A outra lição importante foi que a entrada da Turquia na União Européia deve ser uma prioridade. A Turquia é o único país capaz de ajudar a União Européia a diversificar seriamente os seus suprimentos de gás e petróleo. A Turquia deve contar com um gasoduto e um oleoduto em toda a sua extensão para suprir a Europa - a partir não apenas do Mar Cáspio e dos países que o rodeiam, mas, um dia, também a partir do Iraque e do Irã.
A Turquia precisa ser um parceiro nesse empreendimento energético da União Européia, e ela ficará bem mais compromissada com o projeto quando perceber que as objeções ao seu ingresso na União Européia por parte da França e, em menor grau, da Alemanha, foram arquivadas e que existe um cronograma confiável para a sua entrada na organização.
Esta não é uma proposta anti-russa. A diversidade energética é um interesse nacional da Rússia e das nações européias. Diversidade de fregueses para a Rússia; diversidade de fornecedores para a Europa.
A Rússia está construindo um oleoduto no extremo oriente, com financiamentos bastante substanciais do Japão. Cedo ou tarde será construído um gasoduto. A Rússia também comprometeu-se a construir um oleoduto até à China e está se preparando para enviar gás natural liqüefeito.

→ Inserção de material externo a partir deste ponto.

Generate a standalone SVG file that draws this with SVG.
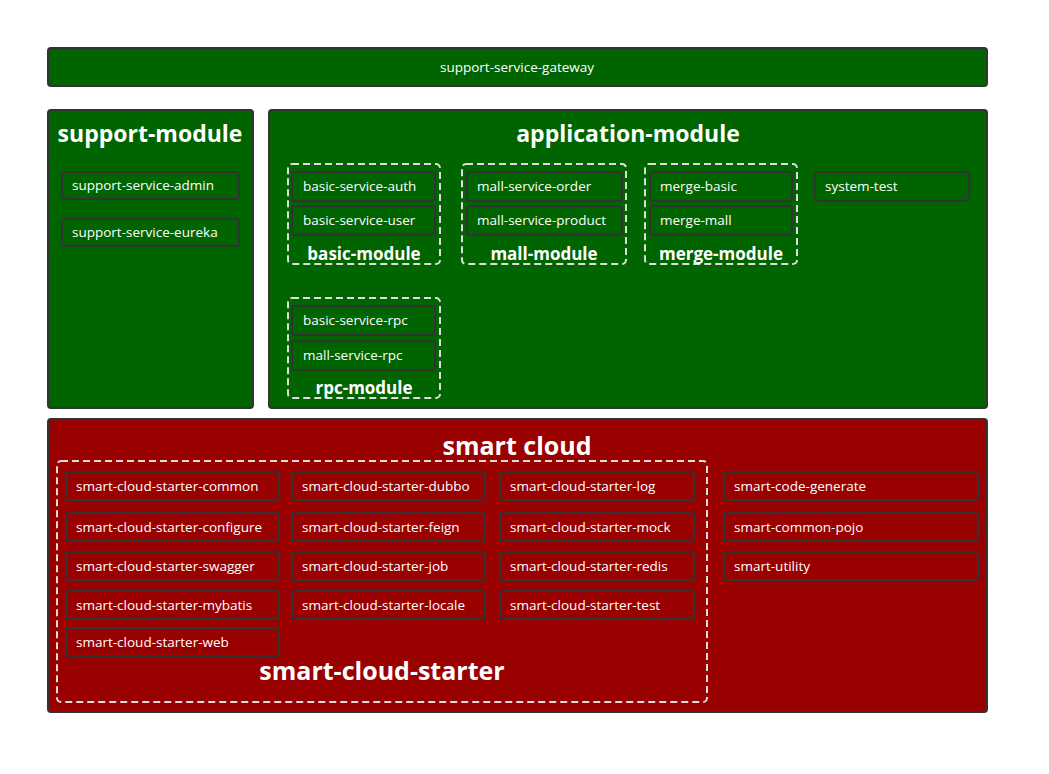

Moscou, Washington e Bruxelas têm muita diplomacia dura pela frente em relação à Ossétia do Sul e à Abkhazia, e esse problema provavelmente terá que esperar por um novo presidente norte-americano. Essa discussão terá que basear-se na realpolitik - Washington e Moscou precisarão deixar de recriminarem-se e aceitar que circunstâncias excepcionais, embora diferentes, na Sérvia e na Geórgia levaram tanto os Estados Unidos quanto a Rússia a invadir outros países sem a autorização da Organização das Nações Unidas (ONU).
Um acordo relativo a essas questões não será algo fácil, mas interessa à comunidade internacional que chegue-se a um denominador comum em 2009.
(David Owen, reitor da Universidade de Liverpool, foi secretário do Exterior britânico de 1977 a 1979 e negociador de paz da União Européia na ex-Iugoslávia de 1992 a 1995. Este artigo é uma adaptação de um discurso feito por Lord Owen no M100 Sanssouci Colloquium, em Potsdam, na Alemanha).”